In the two-carrier model, the Seebeck coefficient, α is described by

$$\mathsf{\alpha }=\frac{{\mathsf{\sigma }}_{\mathrm{h}}{\mathsf{\alpha }}_{\mathrm{h}}+{\mathsf{\sigma }}_{\mathrm{e}}{\mathsf{\alpha }}_{\mathrm{e}}}{{\mathsf{\sigma }}_{\mathrm{h}}+{\mathsf{\sigma }}_{\mathrm{e}}}$$

where σ_h and σ_e are the conductivities for holes and electrons, respectively. Hence, the magnitude of α is determined by the balance between the conductivity and the Seebeck coefficient of each carrier. As Mori et al. have pointed out that electrons are majority carriers, which is consistent with the negative Hall resistivity, they dominate the Hall measurement carrier density in LBCO [12]. On the other hand, considering that the fraction of the α_e is as small as 4 μV/K at room temperature [10], the large positive Seebeck coefficient of the LBCO can be regarded as the contribution or concentration of holes. Mori et al. have shown a quantitative analysis of the two-carrier model by a varying magnetic field up to 7 T, and their parameters are comparable to the reported values. Though the analysis was not discussed in detail due to the small Hall voltage at low magnetic fields, we can also understand the origin of the positive Seebeck coefficients of the LBCO films on the substrate of SrTiO₃. For the LBCO films on Si, as the mobility and concentration of the hole carrier was extremely reduced due to cracks and oxygen detects, the contribution of α_e became prominent and the sign of the Seebeck coefficient was negative.

5. Conclusions

We investigated the high-temperature thermoelectric properties of LBCO thin films prepared by RF sputtering deposition with different process parameters of the substrate, and Co-substitution for the Cu ion site. While the bulk LBCO compound was metallic, the LBCO film deposited on a silicon substrate by sputtering and a post annealing process showed semiconductor-like conduction, which was considered to be due to the defects and grains in the LBC film on the Si substrate. This LBCO film of poor conductivity showed a high temperature dependence to conductivity, and a negative sign of Seebeck voltage. From these results, we can conclude that the quality of the film significantly modifies its thermoelectric properties, not only the conductance but also the Seebeck coefficient.
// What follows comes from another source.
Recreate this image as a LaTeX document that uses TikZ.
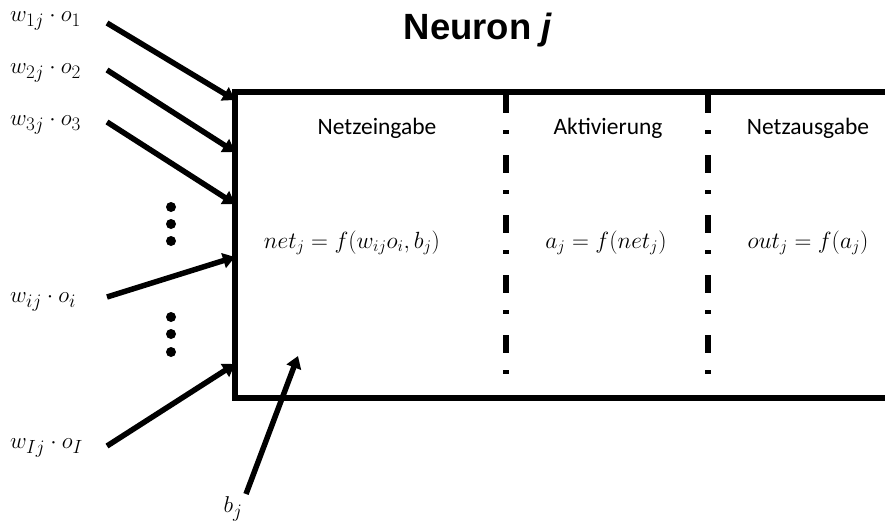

In contrast, the LBCO film deposited on a SrTiO₃ substrate was of high quality and conductivity and showed metallic conduction. When the Cu cation was substituted by Co, the electrical conductivity of the LBCO film increased and its temperature dependence became smaller. In this study, it was proven that LBCO sputter deposition processes are adaptable from simple oxide target materials, chips of substitution materials, and the effect of the thermal process and substrates. The results of conductivity, the Hall effect, and the thermopower of LBCO films up to high temperatures were discussed and understood by the microstructure of the films and the two-carrier model of the small fraction of the hole component of high mobility.